** START Supplied information **

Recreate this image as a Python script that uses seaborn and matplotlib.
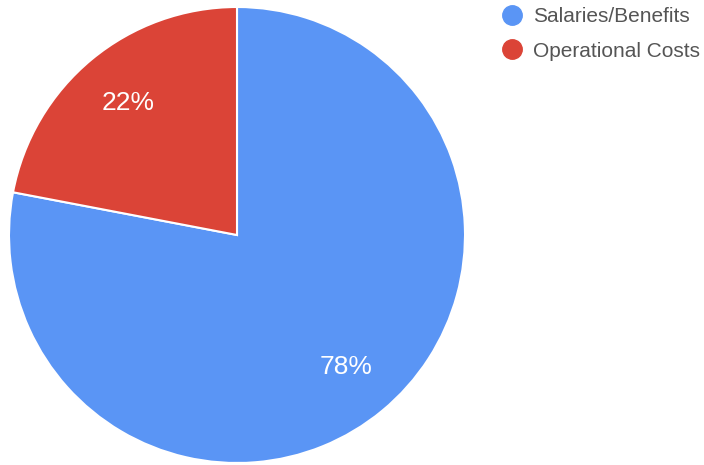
import matplotlib
matplotlib.use("Agg")
import matplotlib.pyplot as plt
from matplotlib.lines import Line2D
import seaborn as sns

categories = ["Salaries/Benefits", "Operational Costs"]
shares = [78, 22]
colors = ["#5A95F5", "#DB4437"]

sns.set_style("white")
plt.rcParams["font.family"] = ["Liberation Sans", "DejaVu Sans"]

fig = plt.figure(figsize=(7.04, 4.65), dpi=100)
ax = fig.add_axes([9 / 704, 2 / 465, 456 / 704, 456 / 465])

wedges, texts, autotexts = ax.pie(
    shares, colors=colors, startangle=90, counterclock=False,
    autopct="%d%%", pctdistance=0.75,
    wedgeprops=dict(edgecolor="white", linewidth=1.5),
    textprops=dict(color="white", fontsize=19),
)
ax.set_aspect("equal")
ax.set_xlim(-1, 1)
ax.set_ylim(-1, 1)

handles = [Line2D([], [], marker="o", linestyle="", markersize=14,
                  markerfacecolor=c, markeredgecolor=c) for c in colors]
fig.legend(handles, categories, loc="upper left",
           bbox_to_anchor=(502 / 704, 1 - 7 / 465), frameon=False,
           fontsize=15, labelcolor="#555555", handlelength=1.0,
           handletextpad=0.5, labelspacing=0.75, borderpad=0,
           borderaxespad=0)

fig.savefig("out.png", dpi=100)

** END Supplied information **

### [Prompt]
Leave the pictures out and please restate exactly the lines running from the start of the material through the one with "import seaborn as sns".

### [Written answer]
Recreate this image as a Python script that uses seaborn and matplotlib.
import matplotlib
matplotlib.use("Agg")
import matplotlib.pyplot as plt
from matplotlib.lines import Line2D
import seaborn as sns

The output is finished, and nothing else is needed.